En parcage, la tension monte d’un cran après le coup de sifflet final. Les supporters parisiens venus féliciter les joueurs en bas du parcage sont pris pour cible. S’en suit un court échange de projectiles, pavés, bouteilles, sièges, entre Parisiens et Serbes, des deux côtés du parcage. Policiers et stadiers ne bronchent pas. La tension retombe rapidement au fur et à mesure que les spectateurs locaux quittent le Markana. En face, les Delije resteront communier avec leurs joueurs plus de 30 minutes après le match.
Le calvaire des Parisiens
Pas de guet-apens, pas d’affrontements et la première place du Groupe C pour le PSG. Ce qui devait être une fête prendra cependant des allures de calvaire. Nous resterons enfermés en tribune visiteurs, sous le froid et la pluie pendant plus de 3 heures après le match. Les lumières du stade s’éteignent progressivement, le bouillant Marakana se transforme en glacier.

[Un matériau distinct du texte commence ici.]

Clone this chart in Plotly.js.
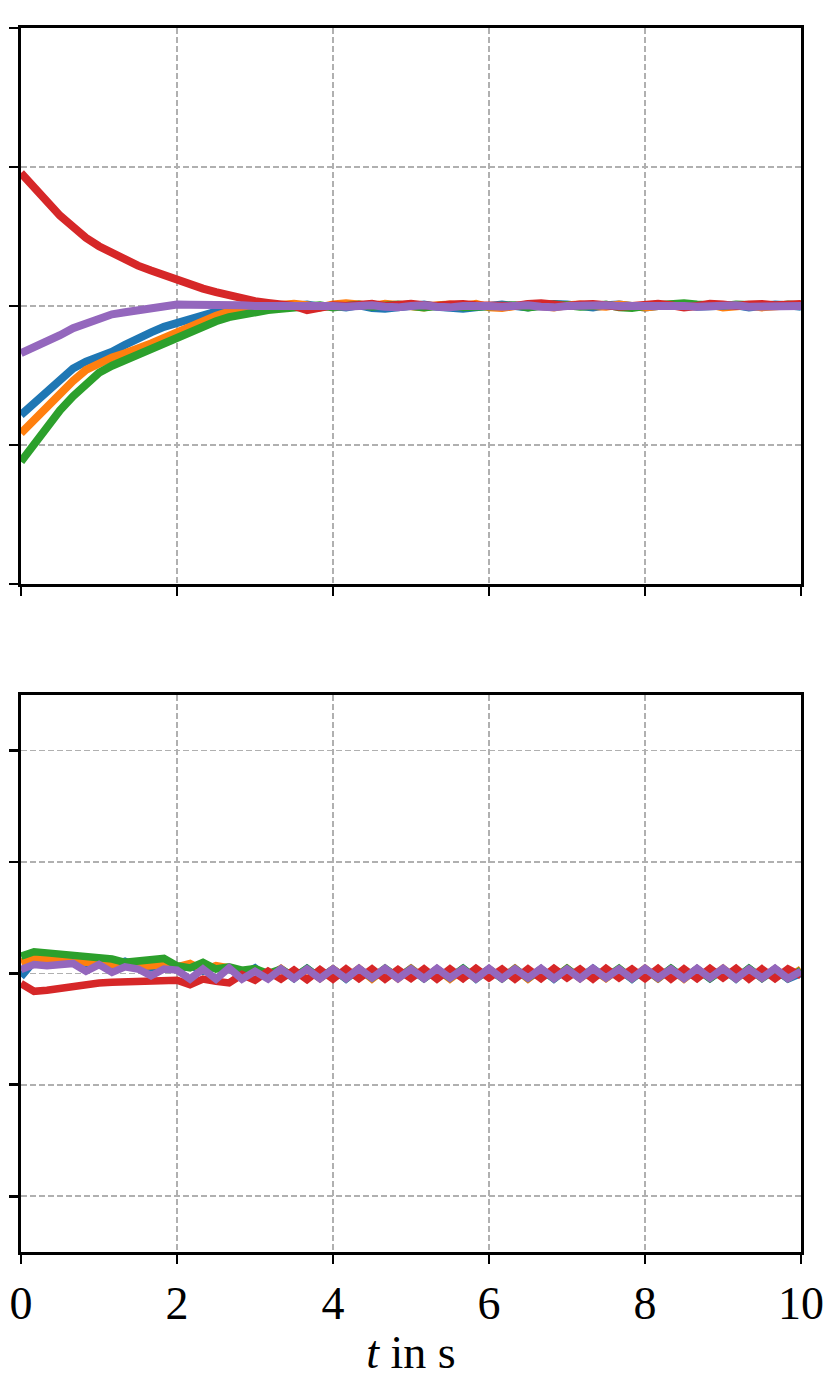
<!DOCTYPE html>
<html>
<head>
<meta charset="utf-8">
<script src="https://cdn.plot.ly/plotly-3.0.1.min.js"></script>
<style>html,body{margin:0;padding:0;background:#fff;}#chart{width:831px;height:1385px;}</style>
</head>
<body>
<div id="chart"></div>
<script>
const time = [0,0.167,0.333,0.5,0.667,0.833,1,1.167,1.333,1.5,
1.667,1.833,2,2.167,2.333,2.5,2.667,2.833,3,3.167,
3.333,3.5,3.667,3.833,4,4.167,4.333,4.5,4.667,4.833,
5,5.167,5.333,5.5,5.667,5.833,6,6.167,6.333,6.5,
6.667,6.833,7,7.167,7.333,7.5,7.667,7.833,8,8.167,
8.333,8.5,8.667,8.833,9,9.167,9.333,9.5,9.667,9.833,
10];

const xTicks = [0,2,4,6,8,10];
const xTickLabels = ["0","2","4","6","8","10"];
const xTitle = "<i>t</i> in s";

// upper panel
const topBlue = [-0.784,-0.70,-0.62,-0.53,-0.45,-0.40,-0.37,-0.33,-0.28,-0.23,
-0.19,-0.15,-0.12,-0.09,-0.06,-0.04,-0.02,-0.01,0.00,0.005,
-0.01,0.00,0.01,-0.005,0.00,-0.01,0.005,-0.015,-0.02,-0.01,
0.00,0.01,-0.005,-0.015,-0.02,-0.01,0.005,0.01,0.00,-0.01,
0.005,0.015,0.01,0.00,-0.01,0.005,0.01,0.00,-0.01,0.00,
0.005,0.01,-0.005,0.00,0.01,0.005,-0.01,0.00,0.01,0.005,
-0.005];
const topOrange = [-0.916,-0.82,-0.73,-0.63,-0.54,-0.46,-0.41,-0.37,-0.34,-0.31,
-0.27,-0.23,-0.19,-0.14,-0.10,-0.07,-0.04,-0.02,-0.01,0.00,
0.01,0.015,0.005,-0.01,0.01,0.02,0.01,0.00,0.015,0.01,
0.00,-0.01,0.005,0.01,0.00,0.015,-0.01,-0.015,0.00,0.01,
0.00,-0.01,0.005,0.01,0.00,-0.005,0.01,0.005,-0.01,0.00,
0.01,-0.005,0.00,0.01,-0.01,0.00,0.005,-0.01,0.00,0.005,
0.01];
const topGreen = [-1.12,-0.99,-0.86,-0.75,-0.65,-0.56,-0.48,-0.43,-0.39,-0.35,
-0.30,-0.26,-0.22,-0.18,-0.14,-0.11,-0.08,-0.06,-0.04,-0.03,
-0.02,-0.01,0.00,0.005,-0.01,0.00,0.01,-0.005,0.00,0.01,
0.00,-0.01,0.00,0.005,-0.01,-0.005,0.00,0.01,0.005,-0.01,
0.00,0.01,0.005,-0.005,0.00,0.01,-0.01,-0.015,0.00,0.005,
0.015,0.02,0.01,0.005,0.00,0.01,0.005,-0.005,0.00,0.01,
0.005];
const topRed = [0.957,0.85,0.74,0.65,0.57,0.49,0.43,0.38,0.33,0.29,
0.255,0.22,0.187,0.15,0.125,0.10,0.075,0.055,0.035,0.022,
0.01,0.00,-0.03,-0.01,0.005,0.00,0.01,0.015,0.00,0.01,
0.015,0.005,0.00,0.01,0.015,0.005,0.00,-0.005,0.00,0.015,
0.02,0.01,0.00,0.01,0.015,0.005,-0.005,0.00,0.01,0.015,
0.005,-0.01,0.00,0.015,0.01,0.00,0.01,0.015,0.005,0.01,
0.015];
const topPurple = [-0.34,-0.30,-0.26,-0.21,-0.16,-0.13,-0.09,-0.06,-0.045,-0.03,
-0.015,-0.005,0.01,0.008,0.01,-0.002,0.00,0.005,0.00,0.002,
0.00,-0.005,0.00,0.005,0.00,-0.005,0.00,0.005,-0.005,-0.01,
0.00,0.005,-0.005,-0.01,0.00,0.005,0.00,-0.005,0.00,0.005,
-0.005,-0.01,0.00,0.005,0.00,0.005,0.00,-0.005,0.00,0.00,
0.005,0.00,-0.005,0.00,0.005,0.005,-0.005,-0.005,0.00,0.005,
0.00];

// lower panel
const botBlue = [-0.03,0.11,0.11,0.10,0.09,0.09,0.08,0.07,0.11,0.06,
0.05,0.06,0.04,0.07,0.02,0.06,0.04,-0.01,0.05,-0.04,
0.04,-0.045,0.045,-0.04,0.04,-0.05,0.04,-0.045,0.04,-0.04,
0.045,-0.045,0.04,-0.04,0.045,-0.05,0.035,-0.045,0.045,-0.045,
0.04,-0.05,0.04,-0.04,0.045,-0.04,0.035,-0.05,0.04,-0.045,
0.045,-0.045,0.04,-0.045,0.04,-0.05,0.045,-0.045,0.035,-0.05,
0.00];
const botOrange = [0.10,0.14,0.13,0.12,0.11,0.10,0.09,0.085,0.07,0.06,
0.07,0.08,0.06,0.09,0.03,0.07,0.05,0.00,0.04,-0.03,
0.045,-0.04,0.035,-0.045,0.04,-0.04,0.045,-0.05,0.04,-0.045,
0.045,-0.04,0.04,-0.05,0.035,-0.045,0.04,-0.04,0.045,-0.05,
0.04,-0.04,0.045,-0.045,0.035,-0.045,0.04,-0.04,0.045,-0.045,
0.04,-0.05,0.04,-0.04,0.045,-0.045,0.035,-0.04,0.04,-0.04,
0.04];
const botGreen = [0.156,0.195,0.185,0.175,0.165,0.155,0.145,0.13,0.10,0.11,
0.115,0.135,0.07,0.05,0.10,0.04,0.06,0.03,0.045,0.00,
0.04,-0.03,0.045,-0.04,0.035,-0.045,0.04,-0.04,0.045,-0.035,
0.04,-0.045,0.035,-0.04,0.045,-0.04,0.04,-0.045,0.04,-0.04,
0.035,-0.045,0.045,-0.04,0.04,-0.035,0.045,-0.045,0.04,-0.04,
0.045,-0.04,0.04,-0.045,0.035,-0.04,0.045,-0.04,0.04,-0.045,
0.03];
const botRed = [-0.09,-0.16,-0.15,-0.13,-0.11,-0.095,-0.085,-0.078,-0.072,-0.067,
-0.062,-0.058,-0.06,-0.10,-0.05,-0.07,-0.085,-0.01,-0.06,0.02,
-0.05,0.03,-0.055,0.035,-0.05,0.04,-0.045,0.04,-0.05,0.035,
-0.045,0.04,-0.05,0.04,-0.045,0.045,-0.04,0.04,-0.05,0.04,
-0.045,0.045,-0.04,0.04,-0.05,0.045,-0.04,0.04,-0.045,0.045,
-0.05,0.04,-0.045,0.045,-0.04,0.045,-0.05,0.04,-0.045,0.04,
-0.02];
const botPurple = [0.036,0.08,0.07,0.075,0.09,0.02,0.08,0.01,0.06,0.04,
-0.02,0.04,0.03,-0.05,0.04,-0.05,0.05,-0.05,0.02,-0.05,
0.04,-0.045,0.04,-0.045,0.04,-0.045,0.045,-0.04,0.045,-0.045,
0.04,-0.045,0.045,-0.04,0.04,-0.045,0.045,-0.045,0.04,-0.04,
0.045,-0.045,0.04,-0.045,0.045,-0.04,0.04,-0.045,0.045,-0.04,
0.04,-0.045,0.045,-0.04,0.045,-0.045,0.04,-0.04,0.045,-0.045,
0.02];

const colors = ["#1f77b4","#ff7f0e","#2ca02c","#d62728","#9467bd"];
const topSeries = [topBlue, topOrange, topGreen, topRed, topPurple];
const botSeries = [botBlue, botOrange, botGreen, botRed, botPurple];

const traces = [];
topSeries.forEach((ys, i) => traces.push({
  x: time, y: ys, type: "scatter", mode: "lines", xaxis: "x", yaxis: "y",
  line: {color: colors[i], width: 8}, showlegend: false, hoverinfo: "skip"
}));
botSeries.forEach((ys, i) => traces.push({
  x: time, y: ys, type: "scatter", mode: "lines", xaxis: "x2", yaxis: "y2",
  line: {color: colors[i], width: 7.5}, showlegend: false, hoverinfo: "skip"
}));

const fontFam = "Liberation Serif, DejaVu Serif, serif";
const axisCommon = {
  showline: true, linecolor: "#000", linewidth: 2.8, mirror: true,
  ticks: "outside", ticklen: 9, tickwidth: 2.8, tickcolor: "#000",
  showgrid: true, gridcolor: "#b0b0b0", gridwidth: 1.6, griddash: "6px,3px",
  zeroline: false
};

const layout = {
  width: 831, height: 1385,
  margin: {l: 21, r: 30, t: 28, b: 133},
  paper_bgcolor: "#fff", plot_bgcolor: "#fff",
  font: {family: fontFam, color: "#000", size: 46},
  xaxis: Object.assign({}, axisCommon, {
    domain: [0, 1], anchor: "y", range: [0, 10], tickvals: xTicks,
    showticklabels: false
  }),
  yaxis: Object.assign({}, axisCommon, {
    domain: [0.5458, 1], anchor: "x", range: [-2, 2], dtick: 1, tick0: 0,
    showticklabels: false
  }),
  xaxis2: Object.assign({}, axisCommon, {
    domain: [0, 1], anchor: "y2", range: [0, 10], tickvals: xTicks,
    ticktext: xTickLabels, showticklabels: true,
    tickfont: {family: fontFam, size: 46, color: "#000"},
    title: {text: xTitle, font: {family: fontFam, size: 46, color: "#000"}, standoff: 8}
  }),
  yaxis2: Object.assign({}, axisCommon, {
    domain: [0, 0.4551], anchor: "x2", range: [-2.5, 2.5], dtick: 1, tick0: 0,
    showticklabels: false
  })
};

Plotly.newPlot("chart", traces, layout, {staticPlot: true, displayModeBar: false});
</script>
</body>
</html>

Les forces de sécurité serbes nous laisseront regagner les cars à une heure du matin. Mais les ennuis ne sont pas terminés. Aux six heures passées dans le Marakana (pour une heure et demie de match), s’ajouteront à l’aéroport de Belgrade la file d’attente du check-in avec des employés lents et en sous-effectif, la file d’attente du passage à la douane et celle du contrôle des bagages, et, en complément… La faim. Pendant notre séjour à Belgrade, nous n’aurons presque rien à manger, ni dans le stade, ni dans la « fan zone ». À 2 heures du matin, l’unique point de restauration ouvert dans l’aéroport est pris (pacifiquement) d’assaut par des Parisiens affamés. Exténués, il faut avoir les nerfs solides et beaucoup de patience pour parvenir à se procurer, moyennant 6 euros, un sandwich industriel au poulet. Et tout le monde n’aura pas cette « chance ». Le temps file, l’avion va décoller. Un bon nombre de supporters atterrissent à Paris le ventre vide. Les plus chanceux, ceux qui n’habitent pas trop loin de Roissy, rentreront chez eux aux alentours de 8 heures. D’autres iront directement travailler.